Объяснения этому факту мне найти не удалось, в ответ на вопрос «а как же антисанкции?» москвичи лишь пожимали плечами. Один предположил, что это старые запасы, другой – что для стран, испытывающих тайную приязнь к России, например, для Испании, Италии и Греции, делается тайное же исключение. Но что касается овощей и фруктов, то здесь правят бал Узбекистан, Азербайджан и Армения. Узбекские помидоры – это песня: темно-красные, с ярко-зелеными косточками, без воды внутри, мясистые, сладкие. Цены на продукты по сравнению с нашими – так на так: что-то дороже там, что-то у нас. При этом справедливости ради стоит отметить, что торговые точки эконом-класса мы не посещали.

Как оценивают свою сладкую жизнь сами москвичи? Жалуются, что все подорожало и  продолжает дорожать, а будущее непредсказуемо. Традиционно ругают «понаехавших» и правительство. При этом все крупные хозяйственно-бытовые вопросы – после длительных раздумий и совещаний – решаются уже ставшим традиционным способом под названием «да, наверное, все-таки надо взять таджиков». И начинается опрос знакомых: «Слушай, а вы где прошлый раз таджиков брали? Ну и как они, ничего? Уже испортились? Вот и наши испортились… Что ты говоришь?  А у Ивановых точно хорошие были? А они где брали? А там еще есть?»    

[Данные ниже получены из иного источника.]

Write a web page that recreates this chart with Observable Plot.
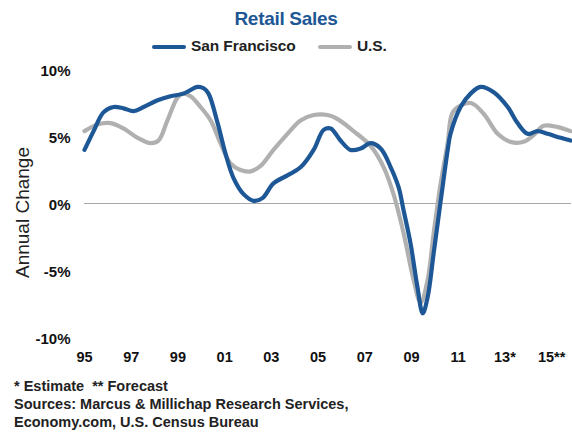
<!DOCTYPE html>
<html>
<head>
<meta charset="utf-8">
<script src="https://cdn.jsdelivr.net/npm/d3@7"></script>
<script src="https://cdn.jsdelivr.net/npm/@observablehq/plot@0.6"></script>
<style>
  html, body { margin: 0; padding: 0; background: #fff; }
  body { width: 572px; height: 433px; position: relative; overflow: hidden; font-family: "Liberation Sans", Arial, sans-serif; }
  #title { position: absolute; top: 8px; left: 0; width: 572px; text-align: center; font-size: 19px; font-weight: bold; color: #1d5796; letter-spacing: -0.3px; }
  #legend { position: absolute; top: 36px; left: 0; width: 572px; height: 20px; }
  .sw { position: absolute; top: 9px; height: 4px; border-radius: 2px; }
  .lt { position: absolute; top: 0; font-size: 15.5px; font-weight: bold; color: #222; letter-spacing: -0.1px; line-height: 20px; }
  #chart { position: absolute; top: 60px; left: 0; }
  #notes { position: absolute; top: 377px; left: 14px; font-size: 14.5px; font-weight: bold; line-height: 18px; color: #222; letter-spacing: 0px; }
</style>
</head>
<body>
<div id="title">Retail Sales</div>
<div id="legend">
  <div class="sw" style="left:152px;width:34px;background:#1d5796"></div>
  <div class="lt" style="left:191px">San Francisco</div>
  <div class="sw" style="left:318px;width:34px;background:#b0b0b1"></div>
  <div class="lt" style="left:357px">U.S.</div>
</div>
<div id="chart"></div>
<div id="notes">* Estimate &nbsp;** Forecast<br>Sources: Marcus &amp; Millichap Research Services,<br>Economy.com, U.S. Census Bureau</div>
<script>
// San Francisco: annual change in retail sales (%)
const sfYear = [1995.0,1995.39,1995.81,1996.24,1996.67,1997.1,1997.53,1998.13,1998.68,1999.24,1999.84,2000.1,2000.31,2000.7,2001.04,2001.38,2001.81,2002.24,2002.62,2003.09,2003.69,2004.25,2004.81,2005.24,2005.54,2005.96,2006.39,2006.82,2007.25,2007.68,2008.11,2008.45,2008.66,2008.96,2009.26,2009.48,2009.69,2009.95,2010.25,2010.55,2010.67,2011.1,2011.53,2011.96,2012.52,2013.12,2013.54,2013.97,2014.4,2014.83,2015.39,2015.81];
const sfValue = [4.0,5.4,6.8,7.2,7.1,6.9,7.2,7.7,8.0,8.2,8.7,8.6,8.2,6.0,3.7,1.9,0.7,0.2,0.4,1.5,2.1,2.7,4.0,5.5,5.6,4.7,4.0,4.1,4.5,4.1,2.7,1.2,-0.5,-3.0,-6.3,-8.2,-7.0,-3.7,0.2,4.0,5.2,7.2,8.2,8.7,8.3,7.2,6.0,5.2,5.4,5.2,4.9,4.7];
// U.S.: annual change in retail sales (%)
const usYear = [1995.0,1995.56,1996.11,1996.67,1997.27,1997.83,1998.17,1998.55,1998.98,1999.2,1999.54,1999.97,2000.4,2000.82,2001.25,2001.68,2002.11,2002.54,2003.09,2003.69,2004.25,2004.81,2005.41,2005.84,2006.52,2007.25,2007.81,2008.23,2008.66,2009.09,2009.39,2009.69,2009.95,2010.25,2010.55,2010.8,2011.53,2012.09,2012.69,2013.24,2013.8,2014.23,2014.66,2015.26,2015.81];
const usValue = [5.4,5.9,6.0,5.6,4.9,4.5,4.7,6.2,7.9,8.2,8.0,7.2,6.2,4.5,3.0,2.5,2.4,2.8,4.0,5.2,6.2,6.6,6.6,6.3,5.4,4.3,2.7,0.7,-2.2,-5.7,-7.4,-5.7,-2.2,1.5,4.5,6.9,7.5,6.7,5.2,4.6,4.6,5.1,5.8,5.7,5.4];
// axis ticks
const xTicks = [1995,1997,1999,2001,2003,2005,2007,2009,2011,2013,2015];
const xTickLabels = ["95","97","99","01","03","05","07","09","11","13*","15**"];
const yTicks = [-10,-5,0,5,10];
const yTickLabels = ["-10%","-5%","0%","5%","10%"];
const yTitle = "Annual Change";

const sf = sfYear.map((x, i) => ({x, y: sfValue[i]}));
const us = usYear.map((x, i) => ({x, y: usValue[i]}));

const chart = Plot.plot({
  width: 572,
  height: 310,
  marginLeft: 84,
  marginRight: 1,
  marginTop: 9,
  marginBottom: 33,
  style: {fontFamily: "Liberation Sans, Arial, sans-serif", color: "#111", background: "transparent"},
  x: {domain: [1995, 2015.85]},
  y: {domain: [-10, 10]},
  marks: [
    Plot.ruleY([0], {stroke: "#a8a8a8", strokeWidth: 1.2}),
    Plot.line(us, {x: "x", y: "y", stroke: "#b0b0b1", strokeWidth: 4.2, curve: "catmull-rom"}),
    Plot.line(sf, {x: "x", y: "y", stroke: "#1d5796", strokeWidth: 4.2, curve: "catmull-rom"}),
    Plot.axisX({ticks: xTicks, tickFormat: d => xTickLabels[xTicks.indexOf(d)], tickSize: 0, tickPadding: 14, fontSize: 14.5, fontWeight: "bold", label: null}),
    Plot.axisY({ticks: yTicks, tickFormat: d => yTickLabels[yTicks.indexOf(d)], tickSize: 0, tickPadding: 14, dy: 2, fontSize: 15, fontWeight: "bold", label: null}),
    Plot.text([yTitle], {frameAnchor: "left", textAnchor: "middle", dx: -62, dy: 9, rotate: -90, text: d => d, fontSize: 19, fill: "#222"})
  ]
});
document.getElementById("chart").appendChild(chart);
</script>
</body>
</html>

«Испорченные» таджики бывают нескольких видов: те, что начали пить; те, что  разленились; те, что просят вместо былых пятисот рублей в день тысячу, и смешанного типа – пьют, разленились и хотят много денег. А что касается правительства и президента, то их костерят ровно до того момента, пока какой-нибудь наивный иностранец не попытается внести  в эту ругань свою лепту или просто поддакнуть. Вот тут он сразу получит по рогам от всей загадочной русской души и со всей силой русского национального единства, поскольку нет лучшего способа сплотить жителей России, чем наехать на державу, и удивительно, что Запад до сих пор этого не уразумел. Опять же справедливости ради замечу, что представителей системной оппозиции встретить и выслушать не посчастливилось.

Что такое кукисы

При всех материальных тяготах коренные и понаехавшие, судя по всему, активно  покупают жилье: вся Москва и Подмосковье – одна гигантская стройка. Конечно, немалую роль в этом играет и программа расселения и сноса хрущевок, но вряд ли их жителей определяют в коттеджные поселки и таунхаусы. А что касается высотных домов, то в очень ближнем Подмосковье поразил следующий факт: как только темнеет, на балконах, выходящих с лестничных клеток, для красоты принудительно включается подсветка – чтоб красиво было. Платят за эту красоту, конечно же, жильцы, но ропщут не сильно: красиво же, если со стороны посмотреть!  

Еще стоит рассказать о том, как в Москве поборолись с курением. Известно, что если русские что-то делают, то с невиданными широтой и размахом: курить нельзя даже на открытых верандах кафе и ресторанов – утрись, Европа, своим здоровым образом жизни. И прямо у дверей заведений курить тоже нельзя: отойди в сторонку, а там, глядишь, и стационарную пепельницу обнаружишь. Правда, на веранде одного из ресторанов на Патриарших прудах курить вроде бы можно, но, судя по загадочным лицам официантов, выдававших пепельницы, наверное, все же нельзя.

Вероятно, это звучит дико, но я, бывавшая в Москве десятки раз и даже живавшая там месяцами, попала на Патриаршие пруды впервые. Это действительно фантастический мир, который особенно ошарашивает тех, кто не подозревает, что в центре Москвы практически повсеместно – стоит сделать несколько шагов в сторону от шумной магистрали – существуют оазисы тишины и покоя. Умилила табличка с надписью «Запрещено  разговаривать с незнакомцами» под запрещающим же знаком с перечеркнутыми силуэтами Воланда, Коровьева и Бегемота.        

Ну, и последнее: русский язык. Русских языков, похоже, скоро будет столько же, сколько английских. И как бы мы, живущие вне России, ни пытались сохранить то, что раньше являлось единым целым, в каждой стране сохранят что-то свое, а правы все равно будут россияне. Поскольку мы только сохраняем или портим, а они – «развивают и обогащают». Даже когда портят. Чья страна – того и язык.

Приведу один пример. Набрела я на ВДНХ на киоск, торгующий кофе, выпечкой и прочей белибердой. На стекле висит «меню». Читаю: пирожки, пончики, бутерброды, кукисы. «Что такое кукисы?» – интересуюсь у продавца. Парень смотрит на меня с подозрением, но пальцем у виска не крутит и вежливо отвечает: «Печенье такое. Хотите, покажу?» Я хочу, он показывает. Ну да, действительно печенье, не поспоришь. Взгляд мой снова падает на «меню», и тут я обнаруживаю, что оно продублировано на английском. Читаю: cookies. Без комментариев.